A list of length K_g which contains the pre-processed GWAS files. Each component contains one GWAS file comprising these required columns: "MARKERNAME","CHROMOSOME","POSITION","EA","NEA","EAF","N","BETA","SE".

ld.list

A list of length K_ld which contains the pre-processed LD structures. Each component contains one LD structure.

which.ld

A character vector of length K_g. Each component of the vector corresponds to one LD structure. The length of which.ld should equal to the number of gwas files.

meta.file

A data frame obtained from the output of MR-MEGA method or env-MR-MEGA method.

PCs

The axes of genetic variation, which can also be called the principal components (PCs). Each row refers to one population and each column refers to one axes of genetic variation.
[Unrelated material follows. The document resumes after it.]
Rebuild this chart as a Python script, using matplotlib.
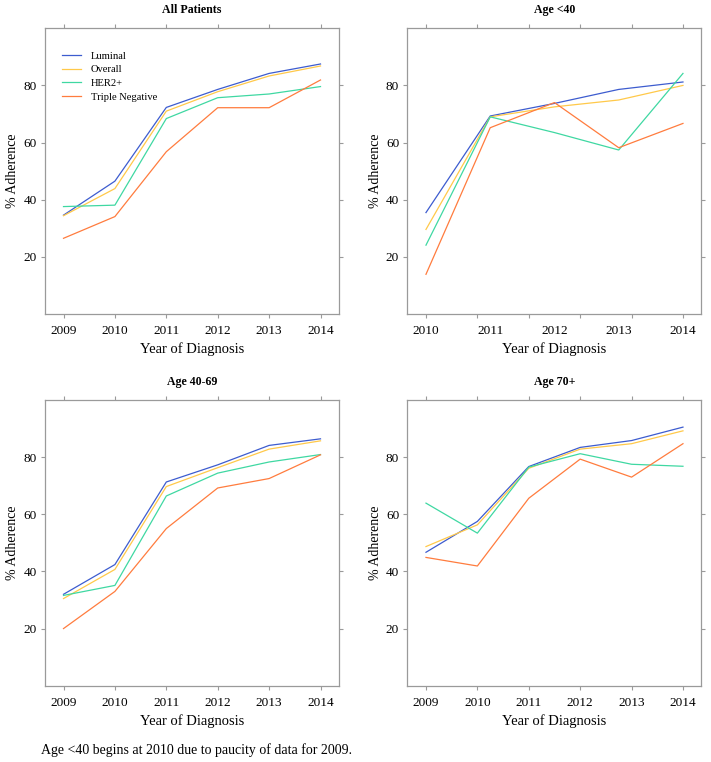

The order of matrix row in PCs should be consistent with the order of gwas names.

env

The matrix which contains the study-level environmental factors. Each row refers to on population and each column refers to one environment covariate. The order of matrix row in env should be consistent with the order of gwas names. If MR-MEGAfm is utilized, env=NULL.

out_loc

Path to save the output of (env-)MR-MEGAfm. By default, out_loc=NULL.

ncores

The the number of cores which would be used for running in parallel.

collinear

A threshold to filter out the target SNP in high LD with the SNP set. If the squared multiple correlation between the target SNP exceeds the threshold, such as 0.9, the target SNP is ignored.

pvalue_cutoff

A cutoff p-value to identify the potential associated SNP with the smallest p-value exceeding the cutoff p-value. By default, pvalue_cutoff=5e-8.

cred.thr

Credible threshold for the credible set for each selected potential SNP. By default, cred.thr=0.99 refers to 99% credible sets.

actual.geno

An indicator to specify whether the true cohort-level LD structure is applied. If actual.geno is TRUE, the inputted LD structures are derived from the true individual-level genotype data. By default, actual.geno=FALSE is recommended in GCTA-COJO software.

Value

A list of length 2. One component contains the selected potential associated SNP. Another component contains their credible sets with the specified thresholds. By default, the credible threshold is set to 0.99.

Author

Siru Wang